* Begin *

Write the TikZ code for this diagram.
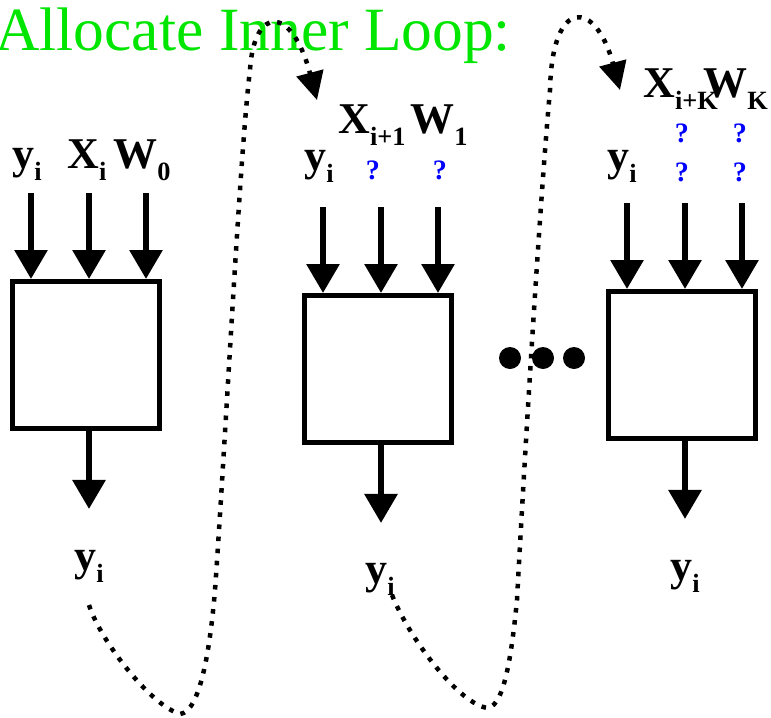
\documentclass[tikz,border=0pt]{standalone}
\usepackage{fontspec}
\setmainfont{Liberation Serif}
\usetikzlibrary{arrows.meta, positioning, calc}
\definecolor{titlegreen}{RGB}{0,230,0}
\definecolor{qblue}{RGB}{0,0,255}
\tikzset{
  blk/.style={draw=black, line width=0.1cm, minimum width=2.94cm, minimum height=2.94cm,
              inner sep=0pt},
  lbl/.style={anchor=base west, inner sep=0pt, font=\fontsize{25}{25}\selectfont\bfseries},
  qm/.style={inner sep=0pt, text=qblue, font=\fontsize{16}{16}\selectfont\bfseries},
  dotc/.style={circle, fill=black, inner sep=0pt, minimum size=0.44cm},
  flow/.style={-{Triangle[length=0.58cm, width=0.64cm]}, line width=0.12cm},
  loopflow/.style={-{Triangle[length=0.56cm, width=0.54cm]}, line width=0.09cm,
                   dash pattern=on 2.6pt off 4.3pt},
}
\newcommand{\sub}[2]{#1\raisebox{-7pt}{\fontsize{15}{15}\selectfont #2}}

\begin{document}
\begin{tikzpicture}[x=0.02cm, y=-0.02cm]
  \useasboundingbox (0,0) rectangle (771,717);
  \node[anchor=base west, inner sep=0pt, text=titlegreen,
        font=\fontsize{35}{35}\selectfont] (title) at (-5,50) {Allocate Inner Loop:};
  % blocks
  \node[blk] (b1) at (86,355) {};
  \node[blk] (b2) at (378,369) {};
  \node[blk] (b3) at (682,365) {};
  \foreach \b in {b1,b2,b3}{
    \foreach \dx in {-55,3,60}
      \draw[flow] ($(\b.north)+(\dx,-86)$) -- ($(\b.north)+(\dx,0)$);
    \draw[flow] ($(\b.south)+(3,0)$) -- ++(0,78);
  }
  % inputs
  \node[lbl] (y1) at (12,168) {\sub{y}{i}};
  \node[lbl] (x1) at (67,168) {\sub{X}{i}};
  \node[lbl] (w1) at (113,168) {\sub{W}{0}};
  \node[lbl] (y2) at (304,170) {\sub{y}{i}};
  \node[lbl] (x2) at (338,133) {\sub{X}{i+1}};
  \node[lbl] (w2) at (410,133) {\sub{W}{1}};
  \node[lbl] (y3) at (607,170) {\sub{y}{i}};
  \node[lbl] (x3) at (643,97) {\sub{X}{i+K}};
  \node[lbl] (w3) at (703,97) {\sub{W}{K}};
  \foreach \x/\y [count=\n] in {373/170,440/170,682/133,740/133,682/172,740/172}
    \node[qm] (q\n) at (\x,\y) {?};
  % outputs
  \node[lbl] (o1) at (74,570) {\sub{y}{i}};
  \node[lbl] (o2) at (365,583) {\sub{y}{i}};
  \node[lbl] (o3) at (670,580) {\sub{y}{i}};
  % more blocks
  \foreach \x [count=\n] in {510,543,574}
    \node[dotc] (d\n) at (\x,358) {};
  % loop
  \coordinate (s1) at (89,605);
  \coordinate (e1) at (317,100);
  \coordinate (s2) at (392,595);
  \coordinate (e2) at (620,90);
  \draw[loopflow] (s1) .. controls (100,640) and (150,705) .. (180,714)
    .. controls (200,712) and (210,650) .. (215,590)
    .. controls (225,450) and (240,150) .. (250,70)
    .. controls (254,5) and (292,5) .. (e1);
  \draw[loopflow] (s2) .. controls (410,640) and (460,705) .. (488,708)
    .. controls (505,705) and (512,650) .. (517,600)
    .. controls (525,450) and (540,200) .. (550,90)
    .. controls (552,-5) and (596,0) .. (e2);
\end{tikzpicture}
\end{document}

* End *

EXERCISE GOAL:
Do not copy the pictures, but repeat every line exactly.

EXERCISE RESPONSE:
Write the TikZ code for this diagram.
\documentclass[tikz,border=0pt]{standalone}
\usepackage{fontspec}
\setmainfont{Liberation Serif}
\usetikzlibrary{arrows.meta, positioning, calc}
\definecolor{titlegreen}{RGB}{0,230,0}
\definecolor{qblue}{RGB}{0,0,255}
\tikzset{
  blk/.style={draw=black, line width=0.1cm, minimum width=2.94cm, minimum height=2.94cm,
              inner sep=0pt},
  lbl/.style={anchor=base west, inner sep=0pt, font=\fontsize{25}{25}\selectfont\bfseries},
  qm/.style={inner sep=0pt, text=qblue, font=\fontsize{16}{16}\selectfont\bfseries},
  dotc/.style={circle, fill=black, inner sep=0pt, minimum size=0.44cm},
  flow/.style={-{Triangle[length=0.58cm, width=0.64cm]}, line width=0.12cm},
  loopflow/.style={-{Triangle[length=0.56cm, width=0.54cm]}, line width=0.09cm,
                   dash pattern=on 2.6pt off 4.3pt},
}
\newcommand{\sub}[2]{#1\raisebox{-7pt}{\fontsize{15}{15}\selectfont #2}}

\begin{document}
\begin{tikzpicture}[x=0.02cm, y=-0.02cm]
  \useasboundingbox (0,0) rectangle (771,717);
  \node[anchor=base west, inner sep=0pt, text=titlegreen,
        font=\fontsize{35}{35}\selectfont] (title) at (-5,50) {Allocate Inner Loop:};
  % blocks
  \node[blk] (b1) at (86,355) {};
  \node[blk] (b2) at (378,369) {};
  \node[blk] (b3) at (682,365) {};
  \foreach \b in {b1,b2,b3}{
    \foreach \dx in {-55,3,60}
      \draw[flow] ($(\b.north)+(\dx,-86)$) -- ($(\b.north)+(\dx,0)$);
    \draw[flow] ($(\b.south)+(3,0)$) -- ++(0,78);
  }
  % inputs
  \node[lbl] (y1) at (12,168) {\sub{y}{i}};
  \node[lbl] (x1) at (67,168) {\sub{X}{i}};
  \node[lbl] (w1) at (113,168) {\sub{W}{0}};
  \node[lbl] (y2) at (304,170) {\sub{y}{i}};
  \node[lbl] (x2) at (338,133) {\sub{X}{i+1}};
  \node[lbl] (w2) at (410,133) {\sub{W}{1}};
  \node[lbl] (y3) at (607,170) {\sub{y}{i}};
  \node[lbl] (x3) at (643,97) {\sub{X}{i+K}};
  \node[lbl] (w3) at (703,97) {\sub{W}{K}};
  \foreach \x/\y [count=\n] in {373/170,440/170,682/133,740/133,682/172,740/172}
    \node[qm] (q\n) at (\x,\y) {?};
  % outputs
  \node[lbl] (o1) at (74,570) {\sub{y}{i}};
  \node[lbl] (o2) at (365,583) {\sub{y}{i}};
  \node[lbl] (o3) at (670,580) {\sub{y}{i}};
  % more blocks
  \foreach \x [count=\n] in {510,543,574}
    \node[dotc] (d\n) at (\x,358) {};
  % loop
  \coordinate (s1) at (89,605);
  \coordinate (e1) at (317,100);
  \coordinate (s2) at (392,595);
  \coordinate (e2) at (620,90);
  \draw[loopflow] (s1) .. controls (100,640) and (150,705) .. (180,714)
    .. controls (200,712) and (210,650) .. (215,590)
    .. controls (225,450) and (240,150) .. (250,70)
    .. controls (254,5) and (292,5) .. (e1);
  \draw[loopflow] (s2) .. controls (410,640) and (460,705) .. (488,708)
    .. controls (505,705) and (512,650) .. (517,600)
    .. controls (525,450) and (540,200) .. (550,90)
    .. controls (552,-5) and (596,0) .. (e2);
\end{tikzpicture}
\end{document}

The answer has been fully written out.